Charlotte looked at him dryly. “Not exactly.”

“I see.”

“I refused to help her, in that sense. But I intended to do as much for her as I could.”

“Intended?”

“I had a phone call and while I was answering it Violet left by the rear door. That’s why I went to see her last night. She seemed pretty desperate in the afternoon. She wasn’t mature enough to realize that her situation wasn’t particularly unusual or hopeless. People would have helped her, and there are several agencies that...”

“Look,” he said with a satiric smile. “You’re trying to persuade yourself, not me. I didn’t write the laws dealing with unwanted kids.”

From inside the office came the sound of Miss Schiller’s voice, strangely different, talking to the baby: “She’s so sweet. Se’s sutz a wee dumpling!”

Charlotte said, “What happened to Violet?”

“She’s dead.”

“How?”

“She came in with the tide this morning. Or most of her did, anyway. Part of her right arm is gone.”

“Are you deliberately trying to horrify me?”

“I’m just telling you. You should be used to that sort of thing.”

“You never get used to it,” she said simply. “Each time it’s new.”

He looked away, his face grim. “As for her purse, a couple of kids found it caught on one of the pilings down at the wharf. There was nothing in it but the card with your name on it. Which is odd, considering the number of things women usually carry around. Maybe the kids who found it helped themselves, but I doubt it. They would have dropped the purse back into the water if they’d taken anything out of it, instead of bringing it to us.” He slid the purse back into the envelope. Well, I’ll let you get on with your work.”

“There’s no rush. Please — I’d like to hear more about Violet.”

He let out a queer, muted chuckle. “Doctor, there isn’t any more. She was in a spot, she killed herself, she’s in the morgue. End of Violet.”

Charlotte glanced up at him with dislike. “A neat summing up. Does dealing with death make you so callous?”

“I hate it. I’m afraid of it, too.” He picked up the manila envelope and put it under his arm. “Have you noticed, by the way, that we look alike?”

“No.”

“We do.
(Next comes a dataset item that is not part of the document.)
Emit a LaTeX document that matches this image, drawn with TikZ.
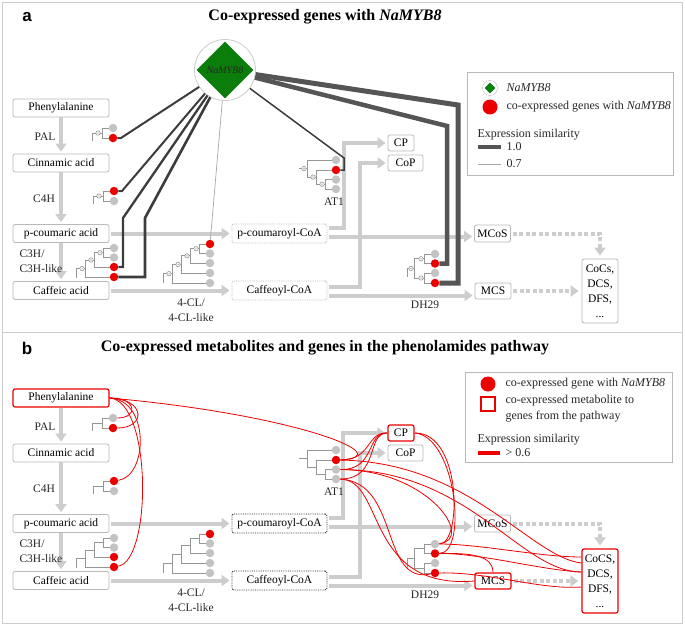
\documentclass[tikz,border=0pt]{standalone}
\usepackage{fontspec}
\setmainfont{Liberation Serif}
\newfontfamily\lsans{Liberation Sans}
\usetikzlibrary{arrows.meta,shapes.geometric}
\definecolor{lg}{RGB}{205,205,205}
\definecolor{bx}{RGB}{185,185,185}
\definecolor{trc}{RGB}{150,150,150}
\definecolor{lf}{RGB}{195,195,195}
\definecolor{dk}{RGB}{60,60,60}
\definecolor{dk2}{RGB}{85,85,85}
\definecolor{myred}{RGB}{235,0,0}
\definecolor{mygreen}{RGB}{10,125,10}
\newif\ifmk
\newcommand{\mkat}[1]{\ifmk\filldraw[draw=trc,fill=white,line width=0.6pt] #1 circle (2.2pt); \fill[trc] #1 circle (0.7pt);\fi}
\newcommand{\pathway}[1]{%
\node[phbox] (ph) at (61,108) {Phenylalanine};
\node[box] (ci) at (61,163) {Cinnamic acid};
\node[box] (pc) at (61,233.5) {p-coumaric acid};
\node[box] (ca) at (61,290.5) {Caffeic acid};
\node[coabox] (pcoa) at (279.5,233.5) {p-coumaroyl-CoA};
\node[coabox] (coa) at (279.5,290.5) {Caffeoyl-CoA};
\node[cpbox, minimum width=26pt] (cp) at (401,143) {CP};
\node[sbox, minimum width=35pt] (cop) at (405.5,163) {CoP};
\node[sbox, minimum width=36pt, minimum height=17pt] (mcos) at (492.5,233.5) {MCoS};
\node[mcsbox, minimum width=36pt] (mcs) at (493,291) {MCS};
\node[cocsbox] (cocs) at (600,291) {#1\\DCS,\\DFS,\\...};
\draw[gar] (ph) -- (ci);
\draw[gar] (ci) -- (pc);
\draw[gar] (pc) -- (ca);
\draw[gar, shorten <=2pt] (pc) -- (pcoa);
\draw[gar, shorten <=2pt] (ca) -- (coa);
\draw[gar, shorten <=2pt] ([yshift=6pt]pcoa.east) -| ([xshift=-44pt]cp.west) -- (cp.west);
\draw[gar, shorten <=2pt] ([yshift=3.5pt]coa.east) -| ([xshift=-28pt]cop.west) -- (cop.west);
\draw[gar, shorten <=2pt] ([yshift=-3pt]pcoa.east) -- ([yshift=-3pt]mcos.west);
\draw[gar, shorten <=2pt] ([yshift=-5pt]coa.east) -- ([yshift=-4.5pt]mcs.west);
\draw[gdash] (mcos.east) -| (cocs.north);
\draw[gdash] (mcs.east) -- (mcs.east -| cocs.west);
% trees
\draw[tree] (109,128) -- (102,128) -- (102,138) -- (109,138) (102,133) -- (92,133) -- (92,141);
\mkat{(98,133)}
\draw[tree] (110,191) -- (103,191) -- (103,201) -- (110,201) (103,196) -- (93,196) -- (93,204);
\mkat{(99,196)}
\draw[tree] (110,248) -- (103,248) -- (103,257.5) -- (110,257.5)
  (103,252.75) -- (94,252.75) -- (94,267) -- (110,267)
  (94,260) -- (85,260) -- (85,277) -- (110,277)
  (85,268.5) -- (76,268.5) -- (76,278);
\mkat{(100,252.75)}\mkat{(91,260)}\mkat{(82,268.5)}
\draw[tree] (206,244) -- (199,244) -- (199,253.5) -- (206,253.5)
  (199,248.75) -- (190,248.75) -- (190,263) -- (206,263)
  (190,255.9) -- (181,255.9) -- (181,273) -- (206,273)
  (181,264.4) -- (172,264.4) -- (172,283) -- (206,283)
  (172,273.7) -- (163,273.7) -- (163,283);
\mkat{(196,248.75)}\mkat{(187,255.9)}\mkat{(178,264.4)}\mkat{(169,273.7)}
\draw[tree] (332,179.5) -- (325,179.5) -- (325,189) -- (332,189)
  (325,184.25) -- (316,184.25) -- (316,170) -- (332,170)
  (316,177.1) -- (307,177.1) -- (307,160) -- (332,160)
  (307,168.6) -- (299,168.6);
\mkat{(322,184.25)}\mkat{(313,177.1)}\mkat{(304,168.6)}
\draw[tree] (431,254) -- (424,254) -- (424,263.5) -- (431,263.5)
  (431,273) -- (424,273) -- (424,283) -- (431,283)
  (424,258.75) -- (414,258.75) -- (414,278) -- (424,278)
  (414,268.4) -- (407,268.4) -- (407,277);
\mkat{(421,258.75)}\mkat{(421,278)}\mkat{(411,268.4)}
% leaves
\node[gl] (pal1) at (113,128) {};
\node[rl] (pal2) at (113,138) {};
\node[rl] (c4h1) at (114,191) {};
\node[gl] (c4h2) at (114,201) {};
\node[gl] (c3h1) at (114,248) {};
\node[gl] (c3h2) at (114,257.5) {};
\node[rl] (c3h3) at (114,267) {};
\node[rl] (c3h4) at (114,277) {};
\node[rl] (cl1) at (210,244) {};
\node[gl] (cl2) at (210,253.5) {};
\node[gl] (cl3) at (210,263) {};
\node[gl] (cl4) at (210,273) {};
\node[gl] (cl5) at (210,283) {};
\node[gl] (at1) at (336,160) {};
\node[rl] (at2) at (336,170) {};
\node[gl] (at3) at (336,179.5) {};
\node[gl] (at4) at (336,189) {};
\node[gl] (dh1) at (435,254) {};
\node[rl] (dh2) at (435,263.5) {};
\node[gl] (dh3) at (435,273) {};
\node[rl] (dh4) at (435,283) {};
% labels
\node[lab] (lpal) at (45,137) {PAL};
\node[lab] (lc4h) at (44,199) {C4H};
\node[lab, align=left, anchor=west] (lc3h) at (16,261) {C3H/\\C3H-like};
\node[lab, align=center] (lcl) at (191,310) {4-CL/\\4-CL-like};
\node[lab] (lat) at (334,202) {AT1};
\node[lab] (ldh) at (425,305) {DH29};
}
\begin{document}
\begin{tikzpicture}[x=1pt,y=-1pt,font=\fontsize{11.5}{13}\selectfont,
  box/.style={draw=bx, line width=0.8pt, rounded corners=2pt, fill=white, inner sep=0pt, minimum height=18pt, minimum width=96pt, text=black},
  sbox/.style={box, minimum height=16pt},
  phbox/.style={box}, coabox/.style={box, minimum width=95pt, minimum height=19pt, densely dotted},
  cpbox/.style={sbox}, mcsbox/.style={sbox},
  cocsbox/.style={box, minimum width=36pt, minimum height=64pt, align=center, font=\fontsize{11.5}{15}\selectfont},
  gar/.style={draw=lg, line width=4pt, -{Triangle[width=11pt,length=8pt]}, shorten >=2pt},
  gdash/.style={draw=lg, line width=4pt, dash pattern=on 4pt off 2.5pt, -{Triangle[width=11pt,length=8pt]}, shorten >=3pt, shorten <=2pt},
  tree/.style={draw=trc, line width=1pt},
  gl/.style={circle, fill=lf, inner sep=0pt, minimum size=8.5pt},
  rl/.style={gl, fill=myred},
  lab/.style={text=black!85, font=\fontsize{11.5}{14.5}\selectfont},
  con/.style={draw=dk},
  con2/.style={draw=dk2},
  rc/.style={draw=myred, line width=0.8pt},
  ttl/.style={font=\fontsize{16}{18}\selectfont\bfseries},
  legt/.style={anchor=west, font=\fontsize{12}{16}\selectfont, text=black!85}
]
\useasboundingbox (0,0) rectangle (685,626);
\draw[draw=lg, line width=1pt] (2.5,2.5) rectangle (682.5,623.5);
\draw[draw=lg, line width=1pt] (2.5,332) -- (682.5,332);

% ---------- panel a ----------
\begin{scope}
\mktrue
\pathway{CoCs,}
\end{scope}
\node[font=\lsans\bfseries\fontsize{17}{19}\selectfont] (la) at (27,17) {a};
\node[ttl] (ta) at (325,17) {Co-expressed genes with \textit{NaMYB8}};
\node[circle, draw=lg, fill=white, line width=0.8pt, minimum size=61pt] (myb) at (225,70) {};
\draw[con, line width=2pt] (myb) -- (121,138) -- (pal2);
\draw[con, line width=2pt] (myb) -- (122,191) -- (c4h1);
\draw[con, line width=2.3pt] (myb) -- (123,218) -- (123,267) -- (c3h3);
\draw[con, line width=2.6pt] (myb) -- (145,218) -- (145,277) -- (c3h4);
\draw[draw=black!35, line width=0.7pt] (myb) -- (cl1);
\draw[con, line width=1.5pt] (myb) -- (344,158) -- (344,170) -- (at2);
\draw[con2, line width=4.5pt] (myb) -- (447,126) -- (447,263.5) -- (dh2);
\draw[con2, line width=5pt] (myb) -- (458,105) -- (458,283) -- (dh4);
\node[diamond, fill=mygreen, inner sep=0pt, minimum size=57pt] (mybd) at (myb) {};
\node[text=black!85, font=\fontsize{10}{12}\selectfont\itshape, inner sep=0pt] (mybt) at (myb) {NaMYB8};
% legend a
\node[draw=bx, line width=0.8pt, minimum width=206pt, minimum height=103pt] (lega) at (570,123.5) {};
\node[circle, draw=bx, fill=white, minimum size=15pt, inner sep=0pt] (lgc) at (490,88) {};
\node[diamond, fill=mygreen, minimum size=11pt, inner sep=0pt] (lgd) at (490,88) {};
\node[legt] (lgt1) at (503,88) {\itshape NaMYB8};
\node[circle, fill=myred, minimum size=15pt, inner sep=0pt] (lgr) at (490,107) {};
\node[legt] (lgt2) at (503,107) {co-expressed genes with \textit{NaMYB8}};
\node[legt] (lgt3) at (474,135) {Expression similarity};
\coordinate (l1a) at (478,147); \coordinate (l1b) at (501,147);
\draw[con2, line width=4.5pt] (l1a) -- (l1b);
\node[legt] (lgt4) at (503,147) {1.0};
\coordinate (l2a) at (478,164); \coordinate (l2b) at (501,164);
\draw[draw=black!35, line width=0.7pt] (l2a) -- (l2b);
\node[legt] (lgt5) at (503,164) {0.7};

% ---------- panel b ----------
\begin{scope}[shift={(0,290)}, name prefix=b,
  phbox/.style={box, draw=myred, line width=1.2pt},
  coabox/.style={box, minimum width=95pt, minimum height=19pt, draw=black!85, densely dotted, line width=0.9pt},
  cpbox/.style={sbox, draw=myred, line width=1.2pt},
  mcsbox/.style={sbox, draw=myred, line width=1.2pt},
  cocsbox/.style={box, draw=myred, line width=1.2pt, minimum width=36pt, minimum height=64pt, align=center, font=\fontsize{11.5}{15}\selectfont}]
\mkfalse
\pathway{CoCS,}
\end{scope}
\node[font=\lsans\bfseries\fontsize{17}{19}\selectfont] (lb) at (27,348) {b};
\node[ttl] (tb) at (325,348) {Co-expressed metabolites and genes in the phenolamides pathway};
% red curves
\draw[rc] (bph.east) .. controls (138,398) and (138,418) .. (bpal1);
\draw[rc] (bph.east) .. controls (146,399) and (146,428) .. (bpal2);
\draw[rc] (bph.east) .. controls (150,400) and (148,476) .. (bc4h1);
\draw[rc] (bph.east) .. controls (152,401) and (152,560) .. (bc3h4);
\draw[rc] (bph.east) .. controls (300,415) and (400,457) .. (bat2);
\draw[rc] (bcp.west) .. controls (366,432) and (372,460) .. (bat2);
\draw[rc] (bcp.west) .. controls (366,432) and (376,470) .. (bat3);
\draw[rc] (bcp.west) .. controls (366,432) and (380,479) .. (bat4);
\draw[rc] (bcp.east) .. controls (462,432) and (462,544) .. (bdh1);
\draw[rc] (bcp.east) .. controls (456,436) and (468,553) .. (bdh2);
\draw[rc] (bat2) .. controls (470,462) and (530,557) .. ([yshift=18pt]bcocs.west);
\draw[rc] (bat3) .. controls (470,470) and (520,572) .. ([yshift=9pt]bcocs.west);
\draw[rc] (bat3) .. controls (430,470) and (475,540) .. (bdh1);
\draw[rc] (bat4) .. controls (385,480) and (365,590) .. (bmcs.west);
\draw[rc] (bat4) .. controls (400,482) and (380,585) .. (bdh4);
\draw[rc] (bdh1) .. controls (480,544) and (540,557) .. ([yshift=24pt]bcocs.west);
\draw[rc] (bdh2) .. controls (480,553) and (540,570) .. ([yshift=9pt]bcocs.west);
\draw[rc] (bdh4) .. controls (490,572) and (540,590) .. ([yshift=-6pt]bcocs.west);
\draw[rc] (bdh2) .. controls (470,553) and (493,555) .. (bmcs.north);
% legend b
\node[draw=bx, line width=0.8pt, minimum width=207pt, minimum height=90pt] (legb) at (568.5,417) {};
\node[circle, fill=myred, minimum size=15pt, inner sep=0pt] (lgbr) at (488,384) {};
\node[rectangle, draw, color=myred, line width=1.2pt, fill=white, minimum width=14pt, minimum height=14pt, inner sep=0pt] (lgbs) at (488,404) {};
\node[legt] (lgbt1) at (502,384) {co-expressed gene with \textit{NaMYB8}};
\node[legt, align=left] (lgbt2) at (502,408.5) {co-expressed metabolite to\\genes from the pathway};
\node[legt] (lgbt3) at (474,440) {Expression similarity};
\coordinate (l3a) at (478,453); \coordinate (l3b) at (500,453);
\draw[draw=myred, line width=3.5pt] (l3a) -- (l3b);
\node[legt] (lgbt4) at (502,453) {> 0.6};
\end{tikzpicture}
\end{document}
I hope it doesn’t turn out that we’re long-lost siblings. That,” he added with a long deliberate stare, “would be a damn shame.”

Charlotte turned abruptly and went into her office. Violet was dead, in the morgue. “People would have helped her and there are several agencies that...” Look, you’re trying to persuade yourself, not me.”

The Hastings baby was lying on the table kicking her legs and waving her arms. Charlotte picked her up and held her against her shoulder — the Hastings baby — or Violet’s baby — or Violet, herself.